Formula: |measured - expected| / |expected|
-
This is the change of the measured and expected values over the absolute value of the arithmetic mean.
Formula: (measured - expected) / (|measured + expected| * 0.5)
-
This is a score that becomes more sensitive as the measured or expected value approaches +/–100. This detector algorithm works well with percentages although it may have use with other types of values.
Formula: (sign(measured - expected) * (|measured - expected| + max(measured,expected))) / 200
Baseline charts
A baseline chart plots captured telemetry data for a specified period, along with baseline expected values and the range relative to the expected value that is considered normal by the anomaly detectors, that is, the range of values that are not anomalies.
Anomalies are indicated where they are detected.
Note: A baseline must be trained for at least one season before expected values can be charted. Detection of anomalies requires one or more seasons depending on the detector.
Baseline and anomaly charts and the list of anomalies are available in Data Collection and Analysis Visualizations.

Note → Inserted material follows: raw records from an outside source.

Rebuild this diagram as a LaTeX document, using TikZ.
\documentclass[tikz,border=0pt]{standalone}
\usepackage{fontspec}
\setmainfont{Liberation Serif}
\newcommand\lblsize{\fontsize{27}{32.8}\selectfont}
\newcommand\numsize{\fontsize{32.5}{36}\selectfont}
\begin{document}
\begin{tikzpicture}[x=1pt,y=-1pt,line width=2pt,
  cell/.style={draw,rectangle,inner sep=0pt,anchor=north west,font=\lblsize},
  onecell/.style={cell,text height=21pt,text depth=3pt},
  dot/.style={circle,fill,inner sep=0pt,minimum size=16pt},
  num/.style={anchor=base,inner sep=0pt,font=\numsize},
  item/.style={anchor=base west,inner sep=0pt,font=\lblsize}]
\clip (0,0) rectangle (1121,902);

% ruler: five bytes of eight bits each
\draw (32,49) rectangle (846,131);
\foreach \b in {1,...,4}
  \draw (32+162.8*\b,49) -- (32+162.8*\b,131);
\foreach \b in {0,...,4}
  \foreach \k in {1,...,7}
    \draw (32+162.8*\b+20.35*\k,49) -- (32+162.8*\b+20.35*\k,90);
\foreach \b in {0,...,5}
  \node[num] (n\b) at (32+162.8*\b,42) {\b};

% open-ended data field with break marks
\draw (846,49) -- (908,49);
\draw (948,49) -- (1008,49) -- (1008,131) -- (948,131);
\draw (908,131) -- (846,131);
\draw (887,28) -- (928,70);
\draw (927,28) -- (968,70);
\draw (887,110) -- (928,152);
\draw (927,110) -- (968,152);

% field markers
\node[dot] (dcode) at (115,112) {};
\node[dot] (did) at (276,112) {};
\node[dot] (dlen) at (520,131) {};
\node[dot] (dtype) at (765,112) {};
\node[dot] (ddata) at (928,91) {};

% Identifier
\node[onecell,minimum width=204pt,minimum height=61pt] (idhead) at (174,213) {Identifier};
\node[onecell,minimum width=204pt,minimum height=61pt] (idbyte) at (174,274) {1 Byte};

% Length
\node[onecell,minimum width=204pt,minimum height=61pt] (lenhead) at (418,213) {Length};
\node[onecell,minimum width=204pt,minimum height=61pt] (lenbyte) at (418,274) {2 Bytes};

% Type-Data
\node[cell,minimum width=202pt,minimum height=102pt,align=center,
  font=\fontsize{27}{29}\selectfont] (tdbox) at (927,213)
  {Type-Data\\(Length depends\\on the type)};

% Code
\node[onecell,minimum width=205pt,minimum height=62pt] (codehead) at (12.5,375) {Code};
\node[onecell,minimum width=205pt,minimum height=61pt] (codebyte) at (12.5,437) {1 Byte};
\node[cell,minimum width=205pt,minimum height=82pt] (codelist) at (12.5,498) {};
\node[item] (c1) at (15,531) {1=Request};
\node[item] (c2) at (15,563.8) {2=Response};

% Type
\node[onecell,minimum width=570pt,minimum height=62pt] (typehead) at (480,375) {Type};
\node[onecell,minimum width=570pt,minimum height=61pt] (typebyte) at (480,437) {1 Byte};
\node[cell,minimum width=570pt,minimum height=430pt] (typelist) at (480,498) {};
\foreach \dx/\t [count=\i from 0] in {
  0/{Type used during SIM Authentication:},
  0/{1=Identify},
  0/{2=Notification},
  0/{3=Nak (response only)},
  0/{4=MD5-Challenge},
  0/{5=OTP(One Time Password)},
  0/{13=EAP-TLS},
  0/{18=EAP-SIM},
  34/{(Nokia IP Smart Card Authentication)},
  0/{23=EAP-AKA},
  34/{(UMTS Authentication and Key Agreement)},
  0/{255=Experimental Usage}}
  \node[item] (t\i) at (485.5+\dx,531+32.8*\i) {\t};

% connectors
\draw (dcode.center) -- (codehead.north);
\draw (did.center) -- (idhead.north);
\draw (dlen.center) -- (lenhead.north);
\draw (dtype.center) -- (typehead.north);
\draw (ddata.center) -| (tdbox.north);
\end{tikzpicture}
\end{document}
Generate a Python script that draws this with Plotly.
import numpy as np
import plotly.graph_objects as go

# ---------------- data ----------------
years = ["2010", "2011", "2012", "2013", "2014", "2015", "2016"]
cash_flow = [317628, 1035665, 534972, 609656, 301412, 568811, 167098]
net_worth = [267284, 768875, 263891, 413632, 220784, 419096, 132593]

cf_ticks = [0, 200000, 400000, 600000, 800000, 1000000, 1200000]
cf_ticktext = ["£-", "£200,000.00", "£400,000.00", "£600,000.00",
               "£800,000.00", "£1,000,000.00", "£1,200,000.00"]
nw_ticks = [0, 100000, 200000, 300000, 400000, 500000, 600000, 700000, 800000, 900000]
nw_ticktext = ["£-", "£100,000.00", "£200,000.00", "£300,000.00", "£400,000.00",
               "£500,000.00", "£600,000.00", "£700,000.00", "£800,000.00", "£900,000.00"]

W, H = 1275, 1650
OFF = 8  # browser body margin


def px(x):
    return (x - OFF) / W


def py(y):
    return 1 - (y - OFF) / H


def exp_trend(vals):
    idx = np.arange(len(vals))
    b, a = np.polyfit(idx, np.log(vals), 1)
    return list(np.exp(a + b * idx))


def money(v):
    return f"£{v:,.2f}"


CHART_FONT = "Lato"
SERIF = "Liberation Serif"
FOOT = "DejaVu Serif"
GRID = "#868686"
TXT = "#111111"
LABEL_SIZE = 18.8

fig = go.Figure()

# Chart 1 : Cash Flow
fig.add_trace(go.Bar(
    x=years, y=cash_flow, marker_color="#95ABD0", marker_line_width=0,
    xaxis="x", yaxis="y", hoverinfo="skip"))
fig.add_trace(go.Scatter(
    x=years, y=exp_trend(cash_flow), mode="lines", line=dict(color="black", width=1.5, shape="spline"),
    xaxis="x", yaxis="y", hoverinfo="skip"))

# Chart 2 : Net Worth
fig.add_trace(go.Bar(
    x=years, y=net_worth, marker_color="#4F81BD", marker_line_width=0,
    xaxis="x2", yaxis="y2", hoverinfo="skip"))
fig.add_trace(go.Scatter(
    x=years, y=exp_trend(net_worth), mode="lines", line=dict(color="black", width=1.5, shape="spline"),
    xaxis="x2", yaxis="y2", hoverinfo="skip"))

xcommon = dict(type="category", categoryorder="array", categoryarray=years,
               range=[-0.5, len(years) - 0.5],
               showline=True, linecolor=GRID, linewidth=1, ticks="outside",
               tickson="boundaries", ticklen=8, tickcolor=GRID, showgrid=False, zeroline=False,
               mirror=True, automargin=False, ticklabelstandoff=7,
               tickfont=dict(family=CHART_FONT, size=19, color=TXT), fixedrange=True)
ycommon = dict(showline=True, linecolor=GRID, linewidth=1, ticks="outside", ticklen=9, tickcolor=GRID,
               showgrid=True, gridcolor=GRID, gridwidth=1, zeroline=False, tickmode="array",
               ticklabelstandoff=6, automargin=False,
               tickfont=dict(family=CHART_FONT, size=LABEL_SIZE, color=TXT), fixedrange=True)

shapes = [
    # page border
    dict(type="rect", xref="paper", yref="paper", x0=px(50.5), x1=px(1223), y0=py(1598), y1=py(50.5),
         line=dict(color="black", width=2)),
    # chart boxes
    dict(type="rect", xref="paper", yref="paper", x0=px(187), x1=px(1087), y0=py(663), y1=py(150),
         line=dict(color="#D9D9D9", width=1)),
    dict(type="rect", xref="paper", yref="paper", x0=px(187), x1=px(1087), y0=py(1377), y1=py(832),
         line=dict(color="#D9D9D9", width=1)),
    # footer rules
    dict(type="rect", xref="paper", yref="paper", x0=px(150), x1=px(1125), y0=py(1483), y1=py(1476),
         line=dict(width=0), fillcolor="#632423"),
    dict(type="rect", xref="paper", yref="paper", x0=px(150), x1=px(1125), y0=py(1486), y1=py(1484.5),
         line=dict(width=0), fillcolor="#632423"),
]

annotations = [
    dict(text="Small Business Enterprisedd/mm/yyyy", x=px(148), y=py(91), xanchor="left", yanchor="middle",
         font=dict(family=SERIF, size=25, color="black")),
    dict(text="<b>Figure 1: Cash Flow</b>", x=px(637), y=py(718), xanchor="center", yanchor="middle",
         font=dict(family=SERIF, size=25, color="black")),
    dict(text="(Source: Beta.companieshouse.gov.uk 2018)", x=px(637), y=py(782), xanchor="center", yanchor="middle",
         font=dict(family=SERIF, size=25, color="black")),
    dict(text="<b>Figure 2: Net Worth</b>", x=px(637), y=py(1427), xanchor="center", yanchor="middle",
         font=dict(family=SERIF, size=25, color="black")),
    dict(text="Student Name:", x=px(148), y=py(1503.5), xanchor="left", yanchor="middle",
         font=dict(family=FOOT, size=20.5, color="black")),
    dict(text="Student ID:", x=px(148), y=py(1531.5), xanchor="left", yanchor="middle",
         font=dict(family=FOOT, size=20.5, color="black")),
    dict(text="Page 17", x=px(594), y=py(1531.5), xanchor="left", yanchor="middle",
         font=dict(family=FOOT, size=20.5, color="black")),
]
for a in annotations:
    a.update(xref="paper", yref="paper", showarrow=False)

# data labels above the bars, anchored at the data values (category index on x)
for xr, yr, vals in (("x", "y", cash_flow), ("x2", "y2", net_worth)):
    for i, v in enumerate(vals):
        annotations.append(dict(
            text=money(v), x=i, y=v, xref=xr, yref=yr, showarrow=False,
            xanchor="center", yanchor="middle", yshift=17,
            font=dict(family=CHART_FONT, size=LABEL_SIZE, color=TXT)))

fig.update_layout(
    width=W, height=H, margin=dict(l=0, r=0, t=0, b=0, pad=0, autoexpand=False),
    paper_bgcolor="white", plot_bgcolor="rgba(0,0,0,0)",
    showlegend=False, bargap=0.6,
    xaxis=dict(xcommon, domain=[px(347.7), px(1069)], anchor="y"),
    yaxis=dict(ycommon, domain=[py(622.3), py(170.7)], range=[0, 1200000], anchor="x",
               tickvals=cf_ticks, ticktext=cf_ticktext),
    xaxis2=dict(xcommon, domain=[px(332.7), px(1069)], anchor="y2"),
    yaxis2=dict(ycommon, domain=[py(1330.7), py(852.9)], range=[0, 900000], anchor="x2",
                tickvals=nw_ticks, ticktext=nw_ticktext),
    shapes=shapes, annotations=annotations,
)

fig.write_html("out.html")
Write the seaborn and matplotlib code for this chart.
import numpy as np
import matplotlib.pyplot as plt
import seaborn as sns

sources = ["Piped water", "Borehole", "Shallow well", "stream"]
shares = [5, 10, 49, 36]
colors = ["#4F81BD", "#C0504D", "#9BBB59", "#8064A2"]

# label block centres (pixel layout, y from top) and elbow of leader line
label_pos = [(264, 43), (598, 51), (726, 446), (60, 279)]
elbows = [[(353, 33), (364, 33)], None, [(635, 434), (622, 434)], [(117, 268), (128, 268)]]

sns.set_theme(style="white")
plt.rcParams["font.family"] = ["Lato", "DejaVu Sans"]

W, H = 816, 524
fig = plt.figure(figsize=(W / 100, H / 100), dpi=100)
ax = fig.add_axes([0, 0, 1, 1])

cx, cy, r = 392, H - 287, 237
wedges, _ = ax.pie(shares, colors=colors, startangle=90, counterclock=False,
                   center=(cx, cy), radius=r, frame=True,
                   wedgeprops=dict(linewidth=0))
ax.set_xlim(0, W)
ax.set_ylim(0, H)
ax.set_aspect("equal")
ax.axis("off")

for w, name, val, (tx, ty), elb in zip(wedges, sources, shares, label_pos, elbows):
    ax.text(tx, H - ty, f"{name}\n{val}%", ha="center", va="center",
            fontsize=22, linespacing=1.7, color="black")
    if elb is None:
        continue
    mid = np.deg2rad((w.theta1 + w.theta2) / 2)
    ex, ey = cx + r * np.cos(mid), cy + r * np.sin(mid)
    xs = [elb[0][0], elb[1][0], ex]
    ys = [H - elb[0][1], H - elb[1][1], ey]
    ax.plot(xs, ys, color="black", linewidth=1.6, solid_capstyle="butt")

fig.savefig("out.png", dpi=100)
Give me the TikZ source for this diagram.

To open Data Collection and Analysis Visualizations for a baseline, choose the baseline and click (Table row actions), Open in Data Collection and Analysis Visualizations. The view opens to a New Chart form with the baseline selected.
RESTCONF APIs are available for Baseline Analytics; see the Network Infrastructure Management API documentation on the Network Developer Portal.
To plot a baseline chart, see How do I plot a baseline chart?.
To chart an anomaly, see How do I chart an anomaly?.
Baseline Analytics data storage
Baseline data is stored in Postgres, unless there is an auxiliary database enabled, in which case all collected data is stored in the auxiliary database.
The following data is stored:
-
statistics data collected during the configured window; see General parameters
By default, data is stored in Postgres for 35 days and in the auxiliary database for 90 days. These values can be changed using the RESTCONF API or by updating the age-out policy; see How do I edit an age-out policy?.